Is my housing allowance being taxed legally while excluded from retirement contributions?

I've run into a confusing situation with my compensation this year and could use some help figuring out if this is normal or if something's wrong. My company provides a monthly housing allowance (paid as a lump sum), and HR says it's taxed because it's a "fringe benefit." I looked into it online and that seems correct as far as taxation goes. But here's where it gets weird - even though they're taking taxes out of my housing allowance, they're NOT including it when calculating my 401k contributions or employer match. I noticed this on my paystub - the housing allowance is the only part of my compensation that gets taxed but doesn't count toward retirement. Even my bonuses get 401k contributions and matching! This feels like I'm losing on both ends - paying taxes but missing out on retirement benefits. When I asked about it, they pointed to a line in the company plan document that says "fringe benefits are excluded from the 401k plan." But if they're calling it a fringe benefit to exclude it from 401k, should I be arguing that it shouldn't be taxed at all then? This is my first real job with benefits, so I'm not super experienced with this stuff. I also don't entirely trust our HR department based on some past issues. Any advice on whether this setup is legal or if I have any ground to stand on?

This is actually a common area of confusion. Housing allowances can indeed be both taxable income AND excluded from retirement plan calculations - it's not necessarily illegal or incorrect.

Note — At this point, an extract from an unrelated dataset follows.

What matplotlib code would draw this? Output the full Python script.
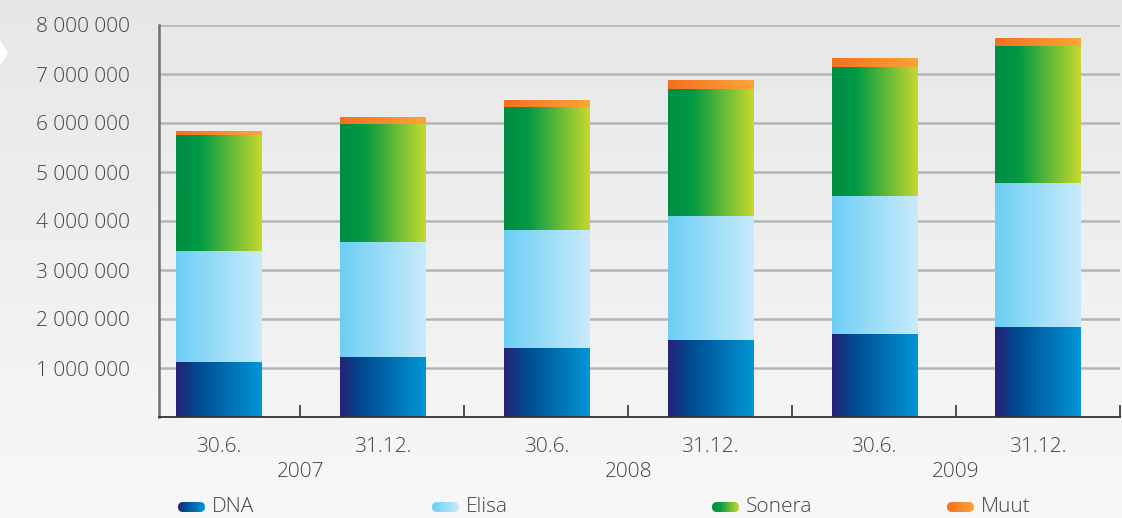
import numpy as np
import matplotlib
matplotlib.use("Agg")
import matplotlib.pyplot as plt
from matplotlib.colors import LinearSegmentedColormap
from matplotlib.patches import Polygon, FancyBboxPatch
from matplotlib.ticker import FuncFormatter
import matplotlib.transforms as mtransforms

plt.rcParams['font.family'] = ['Open Sans', 'DejaVu Sans']
plt.rcParams['font.weight'] = 'light'

# data (subscriptions)
dates = ["30.6.", "31.12.", "30.6.", "31.12.", "30.6.", "31.12."]
years = ["2007", "2008", "2009"]
series = ["DNA", "Elisa", "Sonera", "Muut"]
dna = [1120000, 1220000, 1410000, 1570000, 1690000, 1840000]
elisa = [2270000, 2350000, 2410000, 2530000, 2820000, 2940000]
sonera = [2370000, 2410000, 2510000, 2590000, 2630000, 2790000]
muut = [80000, 140000, 140000, 190000, 190000, 160000]

# horizontal gradients per series
grads = {
    "DNA": [(0, "#2a2177"), (0.25, "#004a8f"), (1, "#0096d6")],
    "Elisa": [(0, "#6ccef5"), (1, "#c9ebfb")],
    "Sonera": [(0, "#008c44"), (0.28, "#009a44"), (1, "#c6d92d")],
    "Muut": [(0, "#f37021"), (1, "#fca537")],
}
cmaps = {k: LinearSegmentedColormap.from_list(k, v) for k, v in grads.items()}
hgrad = np.linspace(0, 1, 256).reshape(1, -1)

txt = "#444444"

fig = plt.figure(figsize=(11.22, 5.18), dpi=100)

# background: light gray, fading to near white at the bottom
bg = fig.add_axes([0, 0, 1, 1], zorder=-5)
vgrad = np.linspace(0, 1, 256).reshape(-1, 1)
bg_cmap = LinearSegmentedColormap.from_list("bg", ["#e6e7e8", "#f8f8f8"])
bg.imshow(vgrad, aspect="auto", cmap=bg_cmap, extent=[0, 1, 0, 1], origin="upper")
bg.axis("off")
fig.patches.append(Polygon([(0, 1 - 40 / 518), (8 / 1122, 1 - 53 / 518), (0, 1 - 66 / 518)],
                           closed=True, transform=fig.transFigure, facecolor="white",
                           edgecolor="none"))

ax = fig.add_axes([159 / 1122, 1 - 417 / 518, 961 / 1122, 392 / 518])
ax.set_facecolor("none")

x = np.arange(len(dates))
w = 0.52
bottom = np.zeros(len(dates))
for name, vals in zip(series, [dna, elisa, sonera, muut]):
    bars = ax.bar(x, vals, w, bottom=bottom, facecolor="none", edgecolor="none", zorder=2)
    for p in bars.patches:
        x0, y0 = p.get_x(), p.get_y()
        im = ax.imshow(hgrad, cmap=cmaps[name], aspect="auto", zorder=2,
                       extent=[x0, x0 + p.get_width(), y0, y0 + p.get_height()])
        im.set_clip_path(p)
    bottom += np.array(vals)

ax.set_xlim(-0.363, 5.5)
ax.set_ylim(0, 8000000)

ax.yaxis.grid(True, color="#b5b5b5", linewidth=1.8)
ax.set_axisbelow(True)
ax.set_yticks(np.arange(1000000, 8000001, 1000000))
ax.yaxis.set_major_formatter(FuncFormatter(lambda v, pos: f"{int(v):,}".replace(",", " ")))
ax.tick_params(axis="y", length=0, pad=21, labelsize=15, labelcolor=txt)

ax.set_xticks(x)
ax.set_xticklabels([])
ax.tick_params(axis="x", which="major", length=0)
ax.set_xticks(np.arange(0.5, 6, 1), minor=True)
ax.tick_params(axis="x", which="minor", direction="in", length=9, width=1.2, color="#333333")

for s in ["top", "right"]:
    ax.spines[s].set_visible(False)
ax.spines["left"].set_color("#707070")
ax.spines["left"].set_linewidth(1.8)
ax.spines["bottom"].set_color("#333333")
ax.spines["bottom"].set_linewidth(1.3)

trans = mtransforms.blended_transform_factory(ax.transData, ax.transAxes)
for i, d in enumerate(dates):
    ax.text(i, -0.0765, d, transform=trans, ha="center", va="center", fontsize=15, color=txt)
for j, yr in enumerate(years):
    ax.text(2 * j + 0.5, -0.140, yr, transform=trans, ha="center", va="center",
            fontsize=15, color=txt)

# legend: gradient pills + labels (pill axes in pixel units)
pill_x = [178, 432, 712, 947]
for px, name in zip(pill_x, series):
    pax = fig.add_axes([px / 1122, 1 - 512 / 518, 27 / 1122, 10 / 518])
    pax.axis("off")
    pim = pax.imshow(hgrad, cmap=cmaps[name], aspect="auto", extent=[0, 27, 0, 10])
    pill = FancyBboxPatch((0, 0), 27, 10, boxstyle="round,pad=0,rounding_size=5",
                          facecolor="none", edgecolor="none")
    pax.add_patch(pill)
    pim.set_clip_path(pill)
    pax.set_xlim(0, 27)
    pax.set_ylim(0, 10)
    fig.text((px + 34) / 1122, 1 - 507 / 518, name, ha="left", va="center",
             fontsize=15, color=txt)

fig.savefig("out.png", dpi=100)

The IRS and retirement plan rules don't perfectly align. Taxable compensation (what appears on your W-2) isn't always the same as "eligible compensation" for 401(k) purposes. Your employer's plan document defines what counts as eligible compensation for calculating contributions and matching, and they're allowed to exclude certain types of compensation like housing allowances, relocation benefits, or other special payments. I'd suggest requesting a copy of the Summary Plan Description (SPD) for your 401(k) plan. This document will outline exactly what compensation is included/excluded for determining contributions. If they're following their own plan document consistently, they're likely operating legally. That said, it never hurts to politely discuss this with HR or your benefits administrator. You could ask if there's any flexibility in how the plan defines eligible compensation, as some employers are willing to amend their plans if it benefits employees and doesn't create administrative headaches.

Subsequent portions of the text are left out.